October's figure is the weakest in seven years, and lower than the forecast of any of the 18 economists Bloomberg interviewed.
Most economists attribute the slowdown to the ailing international financial services industry and the abrupt cut in orders for China's exports.
Bloomberg quoted Frank Gong, head of China research at JPMorgan Chase, as saying that the global credit squeeze, which erupted in late September, brought Chinese export orders to a "sudden halt".
Zhao Min, chairman of Beijing-based Adfaith Management Consulting Inc, said the slowdown also pointed to a decrease in domestic investment in the second and third quarters of the year.
In all likelihood, he said, the downward trend will continue through the Chinese Lunar New Year at the end of January and won't pick up until March, when China's 4 trillion yuan (US$586 billion) stimulus package starts to show effect.

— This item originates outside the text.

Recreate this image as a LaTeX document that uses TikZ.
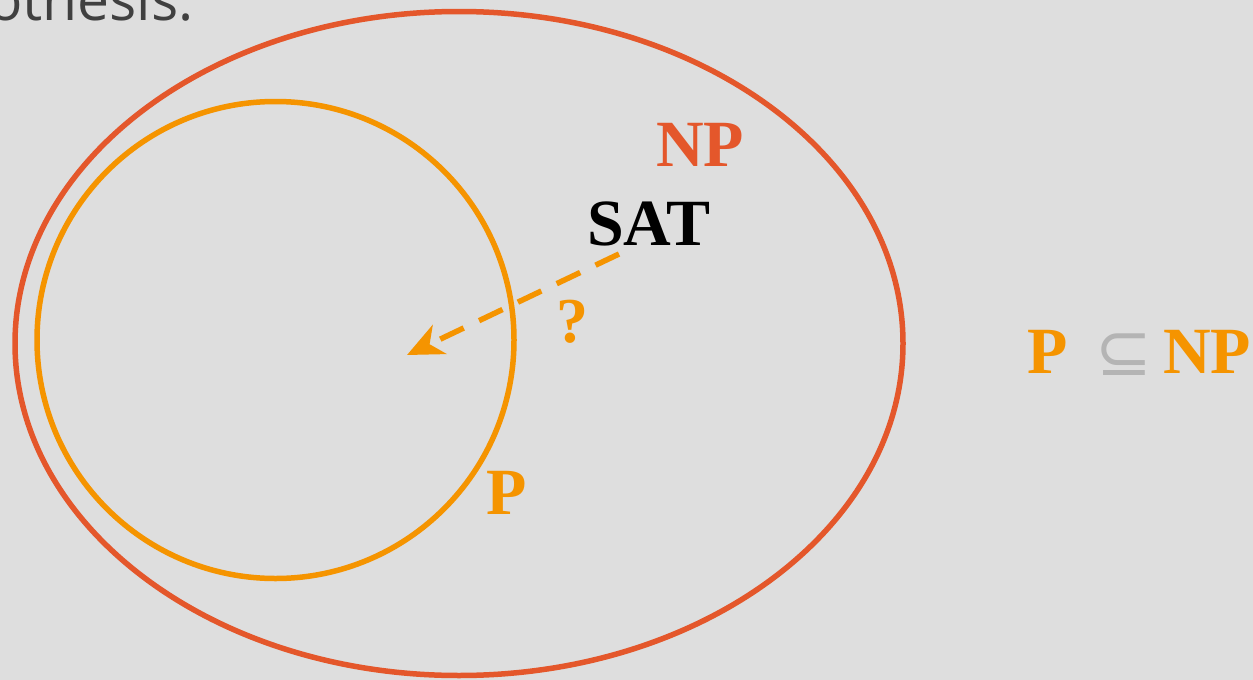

Even then, there will be no guarantee that the stimulus package, which focuses on domestic investment - mainly infrastructure - will be strong enough to offset the decline in export orders, Zhao told China Daily.
Among the industries registering negative growth in October were iron and steel, metals, power generation and automobiles.
The largest decline was seen in the output of pig iron and crude steel, which fell 16.8 percent and 17 percent.
Some industries managed anaemic growth, such as cement (1.1 percent), chemicals (2.7 percent), and electricity and heating supplies (3.4 percent).
The industries that had robust growth were electrical machinery (13.9 percent), non-metal products (13.8 percent), and general-purpose equipment (11.9 percent).
To cope with what Premier Wen Jiabao described as the "worse than expected" impact from the crisis, Beijing has kept rolling out big-ticket domestic investment projects since last on Sunday.
Li Jianwei, a specialist in macro-economics with the State Council Development Research Center, said the industry's October record is of concern.
But in a sector-by-sector analysis, he told China Daily that he is not surprised where the weak spots are.
"They have been in a long process of a slowdown," he said.